What a Shame, You Do Not Speak 'Your Own Language'

Sitting in a car dealership in Los Angeles several months ago, I noticed a man who was about 55 years old. He had a tall and fair complexion but was speaking Spanish and asking for information about his car. Across the desk was a young man about 22 years old, short, dark-skinned. He answered, "Excuse me! How can I help you?"

The client immediately shot back: "How is it you don't speak Spanish? Mmm! It's a shame that living in Los Angeles you do not speak your own language. If you look more Mexican than me," emphasized the client, looking around for an acknowledgement to support his unfortunate comments.

The young man blushed and asked the man with his hands to wait a minute, but not before venting his frustration and telling the client in English:

"We are in the United States and it does not matter if we live in LA or not. The language that we have to use to understand each other is English," he said as he left.

Moments later, a bilingual worker came to the counter and the client continued to complain. "How come a cashier in this position is not able to respond in Spanish? If workers do not want to speak or do not know Spanish they should not be in this position." The bilingual worker simply apologized and tried to serve the customer.

Once he finished, the client went to sit down by my side, waiting for his car. I asked him if he knew how to speak English, and he stared at me as if expecting a negative comment to his previous statement.

He said, "Yes," but he emphasized that he preferred to speak Spanish. In addition, he reaffirmed: "This was Mexico before and look at the young guy, he looks more Oaxaquita than anything and he does not speak Spanish. It's a shame they are from Mexico or of Mexican descendent and they don't even speak the language."

Then I asked him if he considered his comments about the cashier to be unfair or even discriminatory and he responded: "Of course not. We Mexicans do not discriminate, we are not racist people. All I'm asking is to be addressed in Spanish, that's it."

He looked upset because the type of conversation we were having. I asked for his name and he didn't want to give it to me, however, all I got to know was that he was from Mexico and he has been living in the United States for the last 24 years.

What amazed me most about the incident is how often many of us do not emphasize the importance of learning English. We cannot forget that we live in the United States and no matter how big the Latino community is, or any other community, the predominant language in this country is English -- and it would do us all well to learn and speak it.

The argument that this was Mexico before, or that the Latino community is so large in Los Angeles that now everyone should learn Spanish, is fundamentally flawed. We cannot segregate and isolate ourselves from the rest of the society. This does not mean we have to lose our roots, but we must learn English if we want to prosper in an predominantly English speaking country. We must learn to respect people who do not speak Spanish, whether they look Latino or not.

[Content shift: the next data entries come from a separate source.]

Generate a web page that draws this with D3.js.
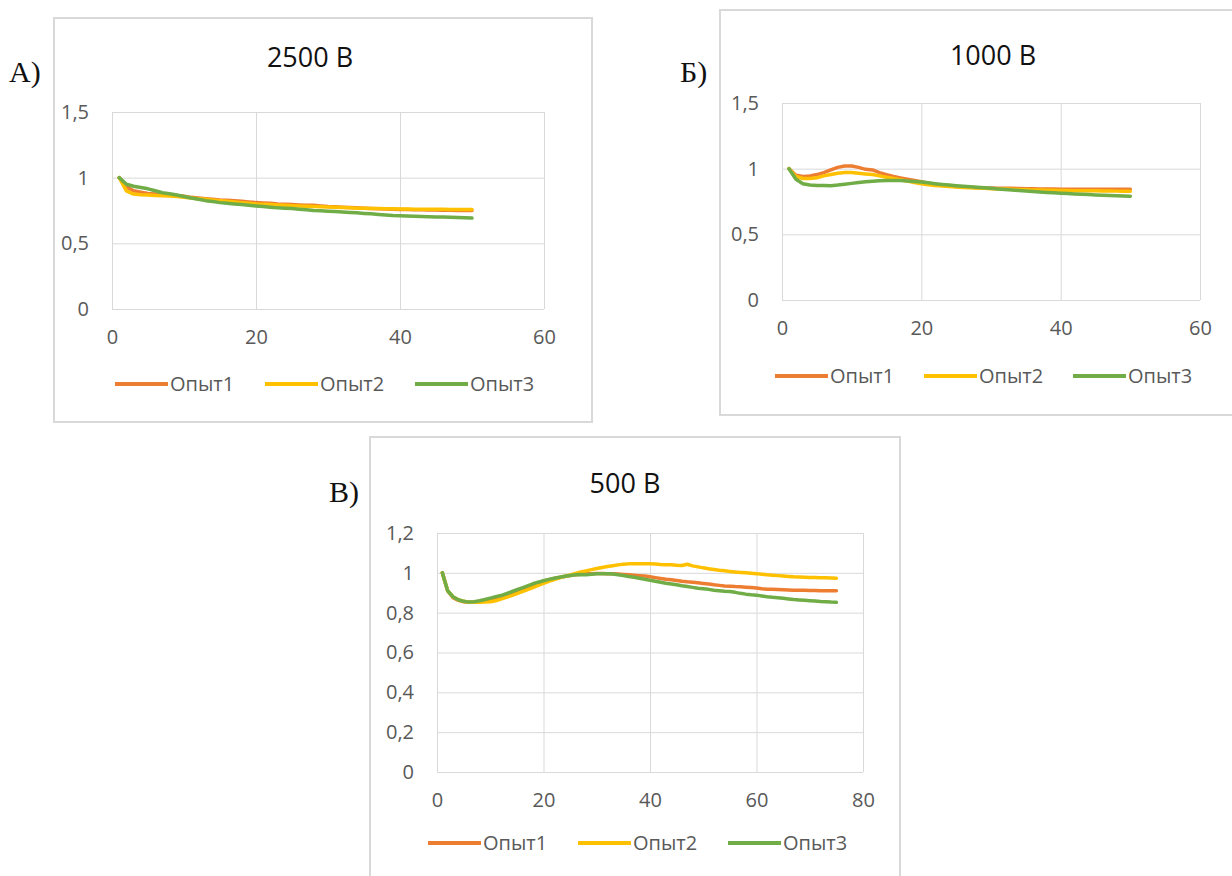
<!DOCTYPE html>
<html>
<head>
<meta charset="utf-8">
<script src="https://cdn.jsdelivr.net/npm/d3@7"></script>
<style>
  body { margin: 0; background: #fff; }
  text { font-family: "Open Sans", "Noto Sans", sans-serif; }
</style>
</head>
<body>
<div id="vis-canvas"></div>
<script>
const outerWidth = 1232;
const outerHeight = 876;

const seriesNames = ["Опыт1", "Опыт2", "Опыт3"];
const seriesColors = ["#ED7D31", "#FFC000", "#70AD47"];

// ** 2500 B, x = 1..50
const a_opyt1 = [1, 0.93, 0.90, 0.89, 0.88, 0.875, 0.87, 0.868, 0.865, 0.858,
  0.85, 0.845, 0.84, 0.835, 0.83, 0.828, 0.825, 0.82, 0.815, 0.81,
  0.808, 0.805, 0.80, 0.797, 0.795, 0.792, 0.79, 0.79, 0.785, 0.78,
  0.778, 0.775, 0.772, 0.77, 0.768, 0.766, 0.764, 0.762, 0.76, 0.758,
  0.757, 0.756, 0.755, 0.754, 0.753, 0.752, 0.751, 0.75, 0.75, 0.75];
const a_opyt2 = [1, 0.90, 0.875, 0.87, 0.868, 0.865, 0.862, 0.86, 0.856, 0.851,
  0.845, 0.84, 0.835, 0.83, 0.825, 0.82, 0.815, 0.81, 0.805, 0.80,
  0.798, 0.795, 0.792, 0.79, 0.787, 0.784, 0.782, 0.78, 0.778, 0.776,
  0.774, 0.772, 0.77, 0.768, 0.767, 0.766, 0.765, 0.764, 0.763, 0.762,
  0.761, 0.76, 0.76, 0.76, 0.759, 0.759, 0.758, 0.758, 0.757, 0.757];
const a_opyt3 = [1, 0.95, 0.935, 0.925, 0.915, 0.9, 0.885, 0.878, 0.868, 0.857,
  0.845, 0.835, 0.825, 0.818, 0.81, 0.805, 0.80, 0.795, 0.79, 0.785,
  0.78, 0.775, 0.77, 0.768, 0.765, 0.76, 0.755, 0.75, 0.748, 0.745,
  0.742, 0.738, 0.735, 0.732, 0.728, 0.725, 0.72, 0.716, 0.712, 0.71,
  0.708, 0.706, 0.704, 0.702, 0.70, 0.70, 0.698, 0.696, 0.694, 0.692];

// ** 1000 B, x = 1..50
const b_opyt1 = [1, 0.95, 0.94, 0.945, 0.955, 0.97, 0.99, 1.01, 1.02, 1.02,
  1.01, 0.995, 0.99, 0.97, 0.955, 0.94, 0.93, 0.92, 0.91, 0.90,
  0.89, 0.88, 0.875, 0.87, 0.865, 0.86, 0.858, 0.855, 0.853, 0.852,
  0.851, 0.85, 0.85, 0.849, 0.848, 0.847, 0.846, 0.845, 0.845, 0.844,
  0.844, 0.844, 0.844, 0.844, 0.844, 0.844, 0.844, 0.844, 0.844, 0.844];
const b_opyt2 = [1, 0.94, 0.925, 0.925, 0.93, 0.945, 0.955, 0.965, 0.97, 0.97,
  0.965, 0.96, 0.955, 0.945, 0.935, 0.925, 0.915, 0.905, 0.895, 0.885,
  0.878, 0.872, 0.868, 0.864, 0.86, 0.857, 0.854, 0.852, 0.85, 0.848,
  0.846, 0.845, 0.843, 0.841, 0.84, 0.838, 0.837, 0.836, 0.835, 0.834,
  0.833, 0.832, 0.832, 0.831, 0.831, 0.83, 0.83, 0.829, 0.829, 0.828];
const b_opyt3 = [1, 0.92, 0.885, 0.875, 0.872, 0.872, 0.87, 0.875, 0.882, 0.888,
  0.895, 0.90, 0.905, 0.908, 0.91, 0.91, 0.91, 0.907, 0.903, 0.898,
  0.892, 0.886, 0.88, 0.875, 0.87, 0.866, 0.862, 0.858, 0.854, 0.85,
  0.846, 0.842, 0.838, 0.834, 0.83, 0.826, 0.822, 0.819, 0.816, 0.813,
  0.81, 0.808, 0.806, 0.803, 0.80, 0.798, 0.796, 0.794, 0.792, 0.79];

// ** 500 B, x = 1..75
const c_opyt1 = [1, 0.91, 0.875, 0.862, 0.855, 0.852, 0.853, 0.857, 0.862, 0.868,
  0.875, 0.882, 0.89, 0.90, 0.91, 0.92, 0.93, 0.94, 0.95, 0.958,
  0.965, 0.972, 0.977, 0.982, 0.986, 0.99, 0.993, 0.995, 0.996, 0.997,
  0.997, 0.996, 0.995, 0.994, 0.992, 0.99, 0.988, 0.986, 0.984, 0.98,
  0.976, 0.972, 0.968, 0.965, 0.962, 0.958, 0.955, 0.953, 0.95, 0.947,
  0.944, 0.94, 0.937, 0.934, 0.933, 0.931, 0.93, 0.928, 0.926, 0.924,
  0.92, 0.918, 0.917, 0.916, 0.915, 0.914, 0.913, 0.912, 0.912, 0.911,
  0.911, 0.91, 0.91, 0.91, 0.91];
const c_opyt2 = [1, 0.91, 0.88, 0.865, 0.857, 0.853, 0.852, 0.852, 0.853, 0.855,
  0.86, 0.868, 0.877, 0.886, 0.896, 0.906, 0.916, 0.926, 0.937, 0.947,
  0.957, 0.966, 0.975, 0.983, 0.99, 0.997, 1.004, 1.01, 1.016, 1.022,
  1.027, 1.032, 1.036, 1.04, 1.043, 1.045, 1.046, 1.046, 1.046, 1.045,
  1.044, 1.042, 1.041, 1.04, 1.038, 1.037, 1.043, 1.035, 1.03, 1.025,
  1.021, 1.017, 1.013, 1.01, 1.007, 1.004, 1.002, 1.0, 0.998, 0.996,
  0.993, 0.99, 0.988, 0.986, 0.984, 0.982, 0.98, 0.979, 0.978, 0.977,
  0.976, 0.975, 0.975, 0.974, 0.973];
const c_opyt3 = [1, 0.91, 0.88, 0.865, 0.857, 0.853, 0.855, 0.86, 0.866, 0.873,
  0.88, 0.886, 0.895, 0.905, 0.915, 0.925, 0.935, 0.945, 0.953, 0.96,
  0.967, 0.973, 0.978, 0.983, 0.987, 0.99, 0.992, 0.99, 0.993, 0.995,
  0.996, 0.995, 0.994, 0.99, 0.987, 0.982, 0.978, 0.973, 0.968, 0.963,
  0.958, 0.953, 0.948, 0.944, 0.94, 0.935, 0.931, 0.927, 0.923, 0.92,
  0.917, 0.913, 0.91, 0.907, 0.906, 0.902, 0.897, 0.893, 0.89, 0.888,
  0.884, 0.88, 0.877, 0.875, 0.872, 0.869, 0.866, 0.864, 0.862, 0.86,
  0.858, 0.856, 0.855, 0.853, 0.852];

const xTicks60 = [0, 20, 40, 60];
const xTicks80 = [0, 20, 40, 60, 80];
const yTicks15 = [0, 0.5, 1, 1.5];
const yTicks12 = [0, 0.2, 0.4, 0.6, 0.8, 1, 1.2];

const panels = [
  { label: "А)", title: "2500 В", series: [a_opyt1, a_opyt2, a_opyt3],
    xTicks: xTicks60, yTicks: yTicks15,
    box: {x: 54, y: 18, w: 538, h: 404},
    plot: {left: 112, right: 544, top: 112, bottom: 309},
    titlePos: [310, 67], labelPos: [9, 82], legend: {x: 115, y: 384, step: 150} },
  { label: "Б)", title: "1000 В", series: [b_opyt1, b_opyt2, b_opyt3],
    xTicks: xTicks60, yTicks: yTicks15,
    box: {x: 720, y: 10, w: 530, h: 405},
    plot: {left: 782, right: 1200, top: 103, bottom: 300},
    titlePos: [993, 65], labelPos: [680, 82], legend: {x: 775, y: 376, step: 149} },
  { label: "В)", title: "500 В", series: [c_opyt1, c_opyt2, c_opyt3],
    xTicks: xTicks80, yTicks: yTicks12,
    box: {x: 370, y: 437, w: 530, h: 460},
    plot: {left: 437, right: 863, top: 533, bottom: 772},
    titlePos: [625, 493], labelPos: [329, 502], legend: {x: 428, y: 843, step: 150} }
];

const ruLocale = d3.formatLocale({decimal: ",", thousands: " ", grouping: [3], currency: ["", ""]});
const fmt = ruLocale.format("~g");

const svg = d3.select("#vis-canvas").append("svg")
    .attr("width", outerWidth)
    .attr("height", outerHeight);

svg.append("rect").attr("width", outerWidth).attr("height", outerHeight).attr("fill", "#fff");

panels.forEach(p => {
    const g = svg.append("g");

    g.append("rect")
        .attr("x", p.box.x).attr("y", p.box.y)
        .attr("width", p.box.w).attr("height", p.box.h)
        .attr("fill", "#fff")
        .attr("stroke", "#d9d9d9")
        .attr("stroke-width", 2);

    const x = d3.scaleLinear()
        .domain(d3.extent(p.xTicks))
        .range([p.plot.left, p.plot.right]);
    const y = d3.scaleLinear()
        .domain(d3.extent(p.yTicks))
        .range([p.plot.bottom, p.plot.top]);
    const w = p.plot.right - p.plot.left;
    const h = p.plot.bottom - p.plot.top;

    // horizontal gridlines + y labels
    const yAxis = g.append("g")
        .attr("transform", `translate(${p.plot.left},0)`)
        .call(d3.axisLeft(y).tickValues(p.yTicks).tickFormat(fmt)
              .tickSize(-w).tickPadding(23));
    // vertical gridlines + x labels
    const xAxis = g.append("g")
        .attr("transform", `translate(0,${p.plot.bottom})`)
        .call(d3.axisBottom(x).tickValues(p.xTicks).tickFormat(fmt)
              .tickSize(-h).tickPadding(21));

    [yAxis, xAxis].forEach(ax => {
        ax.select(".domain").remove();
        ax.selectAll("line").attr("stroke", "#d9d9d9").attr("stroke-width", 1);
        ax.selectAll("text")
            .attr("fill", "#595959")
            .style("font-size", "20px")
            .style("font-family", '"Open Sans", sans-serif');
    });

    const line = d3.line()
        .x((d, i) => x(i + 1))
        .y(d => y(d));

    p.series.forEach((s, k) => {
        g.append("path")
            .datum(s)
            .attr("fill", "none")
            .attr("stroke", seriesColors[k])
            .attr("stroke-width", 3.5)
            .attr("stroke-linejoin", "round")
            .attr("stroke-linecap", "round")
            .attr("d", line);
    });

    g.append("text")
        .attr("x", p.titlePos[0]).attr("y", p.titlePos[1])
        .attr("text-anchor", "middle")
        .attr("fill", "#111")
        .style("font-size", "27px")
        .text(p.title);

    g.append("text")
        .attr("x", p.labelPos[0]).attr("y", p.labelPos[1])
        .attr("fill", "#111")
        .style("font-family", '"Liberation Serif", serif')
        .style("font-size", "30px")
        .text(p.label);

    const leg = g.append("g")
        .selectAll("g")
        .data(seriesNames)
        .join("g")
        .attr("transform", (d, i) => `translate(${p.legend.x + i * p.legend.step},${p.legend.y})`);
    leg.append("line")
        .attr("x1", 0).attr("x2", 53)
        .attr("stroke", (d, i) => seriesColors[i])
        .attr("stroke-width", 4);
    leg.append("text")
        .attr("x", 55).attr("dy", "0.35em")
        .attr("fill", "#595959")
        .style("font-size", "20px")
        .text(d => d);
});
</script>
</body>
</html>
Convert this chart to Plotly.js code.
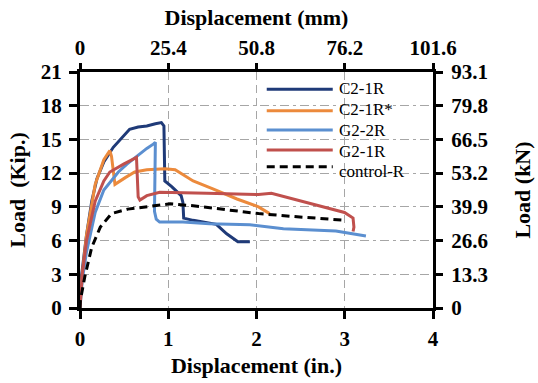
<!DOCTYPE html>
<html><head><meta charset="utf-8">
<script src="https://cdn.plot.ly/plotly-3.0.1.min.js"></script>
<style>html,body{margin:0;padding:0;background:#fff}#c{width:538px;height:383px}</style>
</head><body><div id="c"></div>
<script>
// Displacement (in.) and Load (kip)
const seriesNames = ["C2-1R", "C2-1R*", "G2-2R", "G2-1R", "control-R"];
const c21r_x = [0,0.016,0.074,0.133,0.192,0.27,0.377,0.464,0.562,0.659,0.757,0.854,0.922,0.951,0.961,1.039,1.146,1.166,1.175,1.282,1.438,1.545,1.662,1.789,1.925];
const c21r_y = [0,2.8,6.5,9.5,11.5,13.0,14.3,15.1,15.9,16.1,16.2,16.4,16.5,16.2,11.3,10.8,10.0,9.4,8.0,7.8,7.6,7.45,6.6,5.9,5.9];
const c21rs_x = [0,0.026,0.074,0.172,0.27,0.338,0.357,0.396,0.513,0.62,0.757,0.961,1.078,1.282,1.506,1.779,2.023,2.149];
const c21rs_y = [0,3,6.5,11,13.2,14.0,13.5,11.0,11.6,12.1,12.3,12.4,12.3,11.3,10.6,9.7,9.0,8.4];
const g22r_x = [0,0.026,0.074,0.172,0.27,0.367,0.435,0.532,0.64,0.757,0.834,0.854,0.844,0.864,0.902,1.166,1.467,1.925,2.305,2.899,3.24];
const g22r_y = [0,2.5,5,8.5,10.5,11.5,12.1,12.8,13.5,14.2,14.6,14.75,8.6,7.9,7.65,7.65,7.5,7.4,7.05,6.85,6.4];
const g21r_x = [0,0.026,0.074,0.172,0.27,0.338,0.494,0.64,0.659,0.679,0.757,0.903,1.438,2.023,2.169,2.607,2.997,3.094,3.104,3.094];
const g21r_y = [0,3,6,9.5,11.3,12.1,12.8,13.4,9.9,9.6,10.0,10.3,10.2,10.1,10.2,9.3,8.5,8.0,7.2,6.8];
const ctrl_x = [0,0.005,0.055,0.133,0.23,0.357,0.542,0.815,1.02,1.282,1.584,2.023,2.49,3.016];
const ctrl_y = [0,0.7,2.8,5.4,7.2,8.4,8.8,9.1,9.27,9.1,8.8,8.4,8.1,7.8];

const mmTicks = [0,25.4,50.8,76.2,101.6];
const mmTickText = ["0","25.4","50.8","76.2","101.6"];
const kNTicks = [0,13.3,26.6,39.9,53.2,66.5,79.8,93.1];
const kNTickText = ["0","13.3","26.6","39.9","53.2","66.5","79.8","93.1"];
const inToMm = 25.4, kipToKn = 93.1/21;

const colors = ["#1f3a78", "#ec8a3c", "#5b8fd0", "#c0504d", "#000000"];
const dashes = ["solid","solid","solid","solid","8px,5px"];
const xs = [c21r_x, c21rs_x, g22r_x, g21r_x, ctrl_x];
const ys = [c21r_y, c21rs_y, g22r_y, g21r_y, ctrl_y];

const traces = seriesNames.map((n,i)=>({
  type:"scatter", mode:"lines", name:n, x:xs[i], y:ys[i], showlegend:false,
  line:{color:colors[i], width:3, dash:dashes[i]}
}));
// helper trace for secondary axes (invisible)
traces.push({type:"scatter", mode:"lines", x:ctrl_x.map(v=>v*inToMm), y:ctrl_y.map(v=>v*kipToKn),
  xaxis:"x2", yaxis:"y2", opacity:0, showlegend:false, hoverinfo:"skip", line:{color:"#000"}});

const serif = "Liberation Serif, Times New Roman, serif";
const tickFont = {family:serif, size:21, color:"#000", weight:"bold"};
const titleFont = {family:serif, size:22, color:"#000", weight:"bold"};

// manual legend (paper coords)
const legLineRows = [0.927, 0.836, 0.754, 0.669, 0.598];
const legTextRows = [0.932, 0.843, 0.754, 0.665, 0.580];
const shapes = [{type:"rect", xref:"paper", yref:"paper", x0:0.482, x1:0.99, y0:0.545, y1:0.985,
  fillcolor:"#fff", line:{width:0}, layer:"between"}];
const annotations = [];
seriesNames.forEach((n,i)=>{
  shapes.push({type:"line", xref:"paper", yref:"paper", x0:0.529, x1:0.716, y0:legLineRows[i], y1:legLineRows[i],
    line:{color:colors[i], width:3, dash:dashes[i]}});
  annotations.push({xref:"paper", yref:"paper", x:0.735, y:legTextRows[i], xanchor:"left", yanchor:"middle",
    text:n, showarrow:false, borderpad:0, borderwidth:0, font:{family:serif, size:17, color:"#000"}});
});

const axBase = {showline:true, linewidth:3, linecolor:"#000", ticks:"outside", ticklen:8, tickwidth:3,
  tickcolor:"#000", zeroline:false, tickfont:tickFont};

const layout = {
  width:538, height:383,
  margin:{l:80, r:105, t:72, b:75},
  paper_bgcolor:"#fff", plot_bgcolor:"#fff",
  showlegend:false,
  shapes:shapes, annotations:annotations,
  xaxis:Object.assign({}, axBase, {range:[0,4], dtick:1, tick0:0,
    showgrid:true, gridcolor:"#a6a6a6", gridwidth:1, griddash:"8px,5px", ticklabelstandoff:2,
    title:{text:"Displacement (in.)", font:titleFont, standoff:8}}),
  yaxis:Object.assign({}, axBase, {range:[0,21], dtick:3, tick0:0,
    showgrid:true, gridcolor:"#a6a6a6", gridwidth:1, griddash:"9px,4px,3px,4px", ticklabelstandoff:3,
    title:{text:"Load  (Kip.)", font:titleFont, standoff:10}}),
  xaxis2:Object.assign({}, axBase, {overlaying:"x", side:"top", range:[0,101.6], tickvals:mmTicks, ticktext:mmTickText,
    showgrid:false, ticklen:6, ticklabelstandoff:0,
    title:{text:"Displacement (mm)", font:titleFont, standoff:4}}),
  yaxis2:Object.assign({}, axBase, {overlaying:"y", side:"right", range:[0,93.1], tickvals:kNTicks, ticktext:kNTickText,
    showgrid:false, ticklen:7, ticklabelstandoff:4,
    title:{text:"Load (kN)", font:titleFont, standoff:28}})
};
Plotly.newPlot("c", traces, layout, {staticPlot:true, displayModeBar:false});
</script></body></html>
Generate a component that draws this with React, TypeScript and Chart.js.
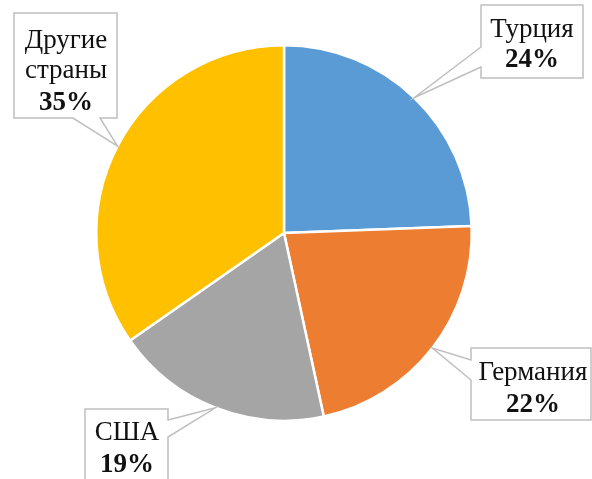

Richard Rodriguez, a Mexican-American writer in his book "Hunger of Memory" suggests that the public language must be one that unites us all and that must be English. If one is bilingual or speaks more languages; that's great -- but it's greater if all communities in public could understand and communicate with each other.

I really doubt that the Mexican man at the car dealership spoke much English and if he did, he hid it very well -- he did not waste one word. But his arrogance, ignorance and lack of tolerance didn't permit him to see how outrageous his behavior truly was.

Out of all negative attitudes displayed by the old man in those ten minutes, however, the most serious was the lack of tolerance and respect for the young guy. These are essential values to treat others with, especially if we, as Latinos, are asking for the same in return from the rest of the nation.

When I was leaving the dealership, I had the opportunity to see the young guy, taking his break, and smoking on a bench outside. I asked him if he was born in Mexico or the United States and if his parents were immigrants or were born in this country?

He told me that he was born in the U.S. and his parents were Mexican, but he had grown most of his life in the Los Angeles County Department of Children and Family Services and never had the opportunity to learn Spanish.